Exercise requirements =
Count each line in which the word "size" appears. Reply with the total and nothing more.

Data section =
——————————

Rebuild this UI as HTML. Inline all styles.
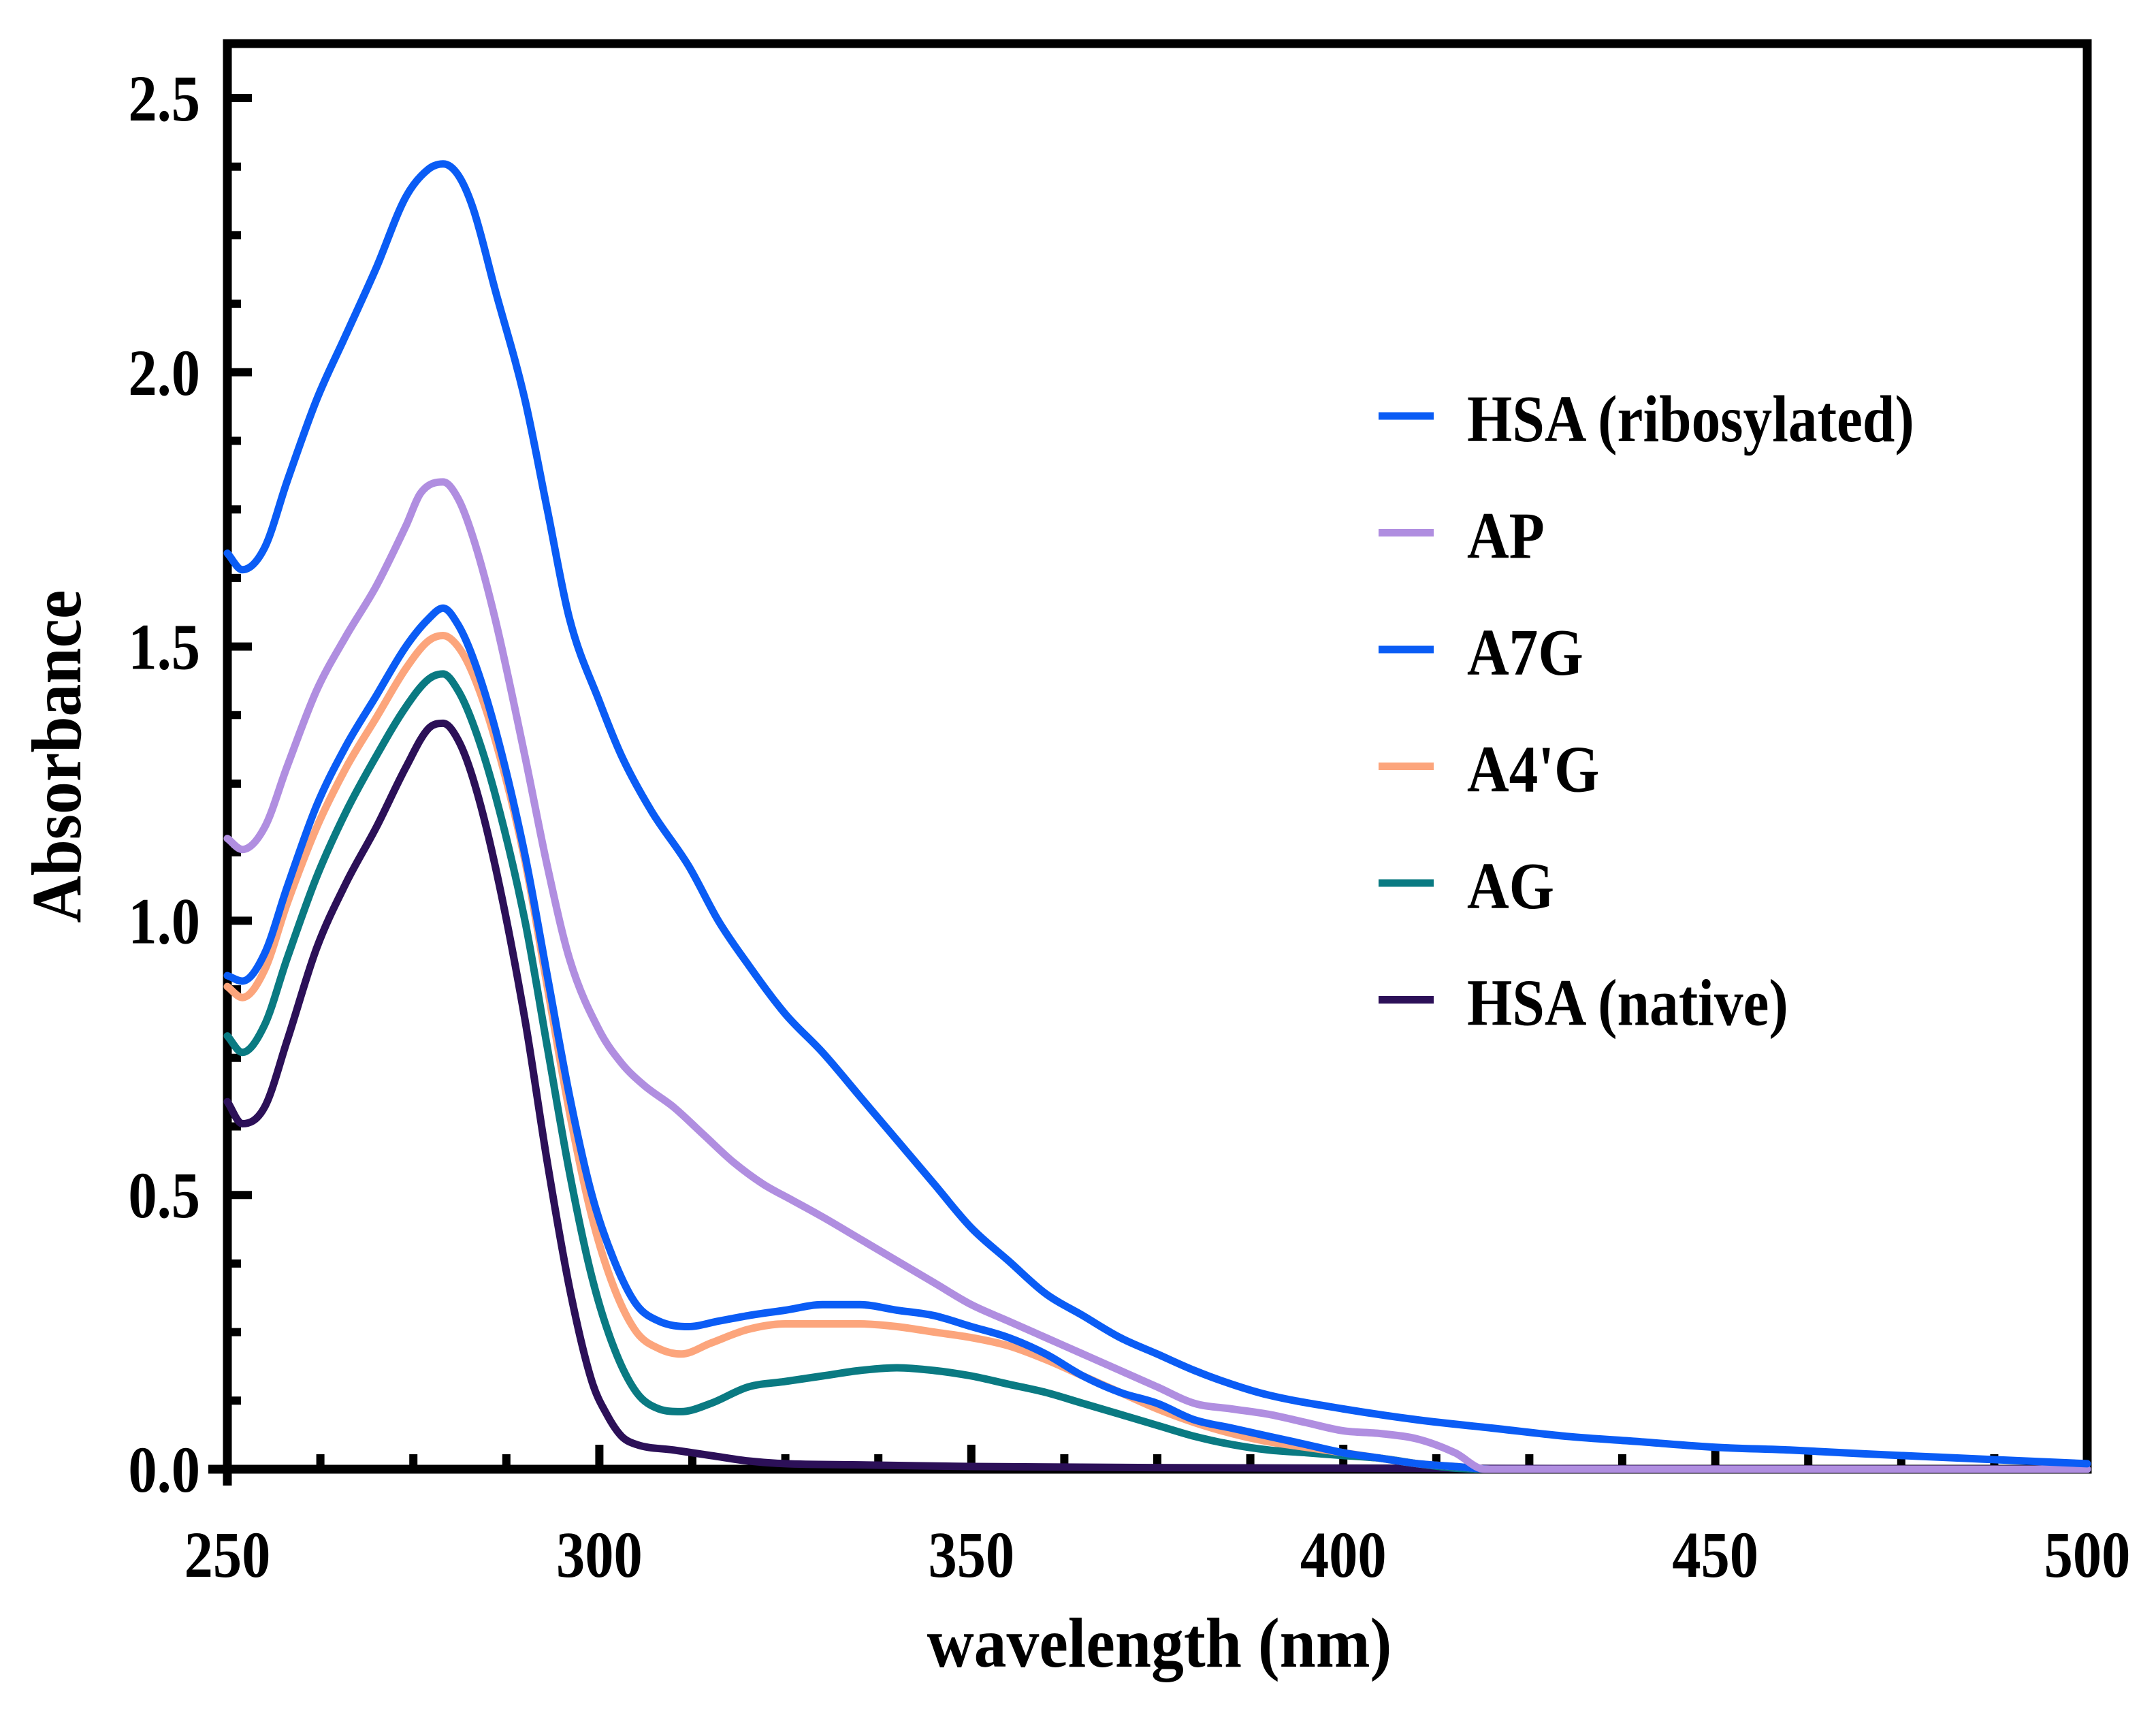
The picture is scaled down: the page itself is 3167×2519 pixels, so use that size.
<!DOCTYPE html>
<html><head><meta charset="utf-8"><style>
html,body{margin:0;padding:0;background:#fff;}
svg{display:block;font-family:"Liberation Serif",serif;font-weight:bold;}
</style></head><body>
<svg id="chart" width="3167" height="2519" viewBox="0 0 3167 2519" xmlns="http://www.w3.org/2000/svg">
<g id="axes"></g>
<g id="series"></g>
<g id="legend"></g>
<g transform="translate(1703,2448) scale(0.92,1)"><text x="0" y="0" font-size="104" text-anchor="middle">wavelength (nm)</text></g>
<g transform="translate(118,1111) rotate(-90) scale(0.92,1)"><text x="0" y="0" font-size="104" text-anchor="middle">Absorbance</text></g>
</svg>
<script>
const xTicks = [250, 300, 350, 400, 450, 500];
const yTicks = [0.0, 0.5, 1.0, 1.5, 2.0, 2.5];
const seriesNames = ["HSA (ribosylated)", "AP", "A7G", "A4'G", "AG", "HSA (native)"];
const seriesColors = ["#0a5cf5", "#b08ee0", "#0a5cf5", "#fca57c", "#0a7a82", "#2c1058"];
const hsaRibX = [250,252,255,258,262,266,270,274,277,279,281,283,286,290,293,296,300,303,307,312,316,320,325,330,335,340,345,350,355,360,365,370,375,380,385,390,400,410,420,430,440,450,460,470,480,490,500];
const hsaRibY = [1.67,1.64,1.68,1.80,1.95,2.07,2.19,2.32,2.37,2.38,2.36,2.30,2.15,1.95,1.75,1.55,1.40,1.30,1.20,1.10,1.00,0.92,0.83,0.76,0.68,0.60,0.52,0.44,0.38,0.32,0.28,0.24,0.21,0.18,0.155,0.135,0.11,0.09,0.075,0.06,0.05,0.04,0.035,0.028,0.022,0.016,0.01];
const apX = [250,252,255,258,262,266,270,274,276,279,281,283,286,290,293,296,300,303,306,310,314,318,322,326,330,335,340,345,350,355,360,365,370,375,380,385,390,395,400,405,410,415,419,500];
const apY = [1.15,1.13,1.17,1.28,1.42,1.52,1.61,1.72,1.78,1.80,1.77,1.70,1.55,1.30,1.10,0.93,0.80,0.74,0.70,0.66,0.61,0.56,0.52,0.49,0.46,0.42,0.38,0.34,0.30,0.27,0.24,0.21,0.18,0.15,0.12,0.11,0.10,0.085,0.07,0.065,0.055,0.03,0.0,0.0];
const a7gX = [250,252,255,258,262,266,270,274,277,279,281,283,286,290,293,296,299,302,305,308,312,316,320,325,330,335,340,345,350,355,360,365,370,375,380,385,390,395,400,405,410,415,420,500];
const a7gY = [0.90,0.89,0.94,1.06,1.21,1.32,1.41,1.50,1.55,1.57,1.54,1.48,1.35,1.12,0.90,0.68,0.50,0.38,0.30,0.27,0.26,0.27,0.28,0.29,0.30,0.30,0.29,0.28,0.26,0.24,0.21,0.17,0.14,0.12,0.09,0.075,0.06,0.045,0.03,0.02,0.01,0.005,0.0,0.0];
const a4gX = [250,252,255,258,262,266,270,274,277,279,281,283,286,290,293,296,299,302,305,308,311,315,320,325,330,335,340,345,350,355,360,365,370,375,380,385,390,395,400,405,410,415,420,500];
const a4gY = [0.88,0.86,0.91,1.03,1.17,1.28,1.37,1.46,1.51,1.52,1.50,1.45,1.33,1.11,0.88,0.65,0.46,0.33,0.25,0.22,0.21,0.23,0.255,0.265,0.265,0.265,0.26,0.25,0.24,0.225,0.20,0.17,0.14,0.11,0.085,0.065,0.05,0.04,0.03,0.02,0.01,0.005,0.0,0.0];
const agX = [250,252,255,258,262,266,270,274,277,279,281,283,286,290,293,296,299,302,305,308,311,315,320,325,330,335,340,345,350,355,360,365,370,375,380,385,390,395,400,405,410,415,420,500];
const agY = [0.79,0.76,0.81,0.93,1.08,1.20,1.30,1.39,1.44,1.45,1.42,1.36,1.23,1.00,0.77,0.54,0.35,0.22,0.14,0.11,0.105,0.12,0.15,0.16,0.17,0.18,0.185,0.18,0.17,0.155,0.14,0.12,0.10,0.08,0.06,0.045,0.035,0.03,0.025,0.02,0.01,0.002,0.0,0.0];
const natX = [250,252,255,258,262,266,270,274,277,279,281,283,286,290,293,296,299,301,303,305,310,315,320,325,335,350,400,500];
const natY = [0.67,0.63,0.66,0.78,0.95,1.07,1.17,1.28,1.35,1.36,1.33,1.26,1.10,0.82,0.56,0.33,0.16,0.10,0.06,0.045,0.035,0.025,0.015,0.01,0.008,0.005,0.002,0.0];

const NS = "http://www.w3.org/2000/svg";
const X0 = 334, X1 = 3066, Y0 = 2158, Y1 = 144, TOP = 64;
function xs(v){ return X0 + (v - 250) / 250 * (X1 - X0); }
function ys(v){ return Y0 - v / 2.5 * (Y0 - Y1); }
function mk(tag, attrs, parent){
  const e = document.createElementNS(NS, tag);
  for (const k in attrs) e.setAttribute(k, attrs[k]);
  parent.appendChild(e);
  return e;
}
function txt(x, y, size, anchor, s, parent){
  const g = mk("g", {transform:`translate(${x},${y}) scale(0.88,1)`}, parent);
  const t = mk("text", {x:0, y:0, "font-size":size, "text-anchor":anchor}, g);
  t.textContent = s;
  return t;
}
// monotone cubic (Fritsch–Carlson) path in x
function smoothPath(p){
  const n = p.length;
  const d = [], m = new Array(n);
  for (let i = 0; i < n - 1; i++) d.push((p[i+1][1] - p[i][1]) / (p[i+1][0] - p[i][0]));
  m[0] = d[0]; m[n-1] = d[n-2];
  for (let i = 1; i < n - 1; i++) m[i] = (d[i-1] * d[i] <= 0) ? 0 : (d[i-1] + d[i]) / 2;
  for (let i = 0; i < n - 1; i++) {
    if (d[i] === 0) { m[i] = 0; m[i+1] = 0; continue; }
    const a = m[i] / d[i], b = m[i+1] / d[i], s = a*a + b*b;
    if (s > 9) { const t = 3 / Math.sqrt(s); m[i] = t*a*d[i]; m[i+1] = t*b*d[i]; }
  }
  let path = `M${p[0][0].toFixed(1)},${p[0][1].toFixed(1)}`;
  for (let i = 0; i < n - 1; i++) {
    const h = (p[i+1][0] - p[i][0]) / 3;
    path += ` C${(p[i][0]+h).toFixed(1)},${(p[i][1]+m[i]*h).toFixed(1)} ${(p[i+1][0]-h).toFixed(1)},${(p[i+1][1]-m[i+1]*h).toFixed(1)} ${p[i+1][0].toFixed(1)},${p[i+1][1].toFixed(1)}`;
  }
  return path;
}
const axes = document.getElementById("axes");
const frame = mk("path", {d:`M${X0},${Y0+24} L${X0},${TOP} L${X1},${TOP} L${X1},${Y0} L${X0-28},${Y0}`, fill:"none", stroke:"#000", "stroke-width":13, "stroke-linejoin":"miter"}, axes);


for (let i = 1; i < 20; i++) {
  const v = 250 + i * 12.5;
  const major = (i % 4 === 0);
  const t = mk("line", {x1:xs(v), x2:xs(v), y1:Y0, y2:Y0 - (major ? 36 : 22), stroke:"#000", "stroke-width":12}, axes);
  
  
}
xTicks.forEach(v => {
  const t = txt(xs(v), 2316, 96, "middle", String(v), axes);
  
  
});
for (let i = 1; i <= 20; i++) {
  const v = i * 0.125;
  const major = (i % 4 === 0);
  const t = mk("line", {x1:X0, x2:X0 + (major ? 36 : 20), y1:ys(v), y2:ys(v), stroke:"#000", "stroke-width":12}, axes);
  
  
}
yTicks.forEach(v => {
  const t = txt(294, ys(v) + 33, 96, "end", v.toFixed(1), axes);
  
  
});
const sg = document.getElementById("series");
const seriesData = [[natX,natY,5],[agX,agY,4],[a4gX,a4gY,3],[a7gX,a7gY,2],[apX,apY,1],[hsaRibX,hsaRibY,0]];
seriesData.forEach(([xa, ya, idx]) => {
  const pts = xa.map((x, i) => [xs(x), ys(ya[i])]);
  const p = mk("path", {d:smoothPath(pts), fill:"none", stroke:seriesColors[idx], "stroke-width":11, "stroke-linejoin":"round", "stroke-linecap":"round"}, sg);
  
  
});
const lg = document.getElementById("legend");
seriesNames.forEach((n, i) => {
  const y = 611 + i * 171.5;
  const l = mk("line", {x1:2025, x2:2106, y1:y, y2:y, stroke:seriesColors[i], "stroke-width":11}, lg);
  
  
  const t = txt(2155, y + 37, 97, "start", n, lg);
  
  
});
</script>
</body></html>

——————————

Answer =
5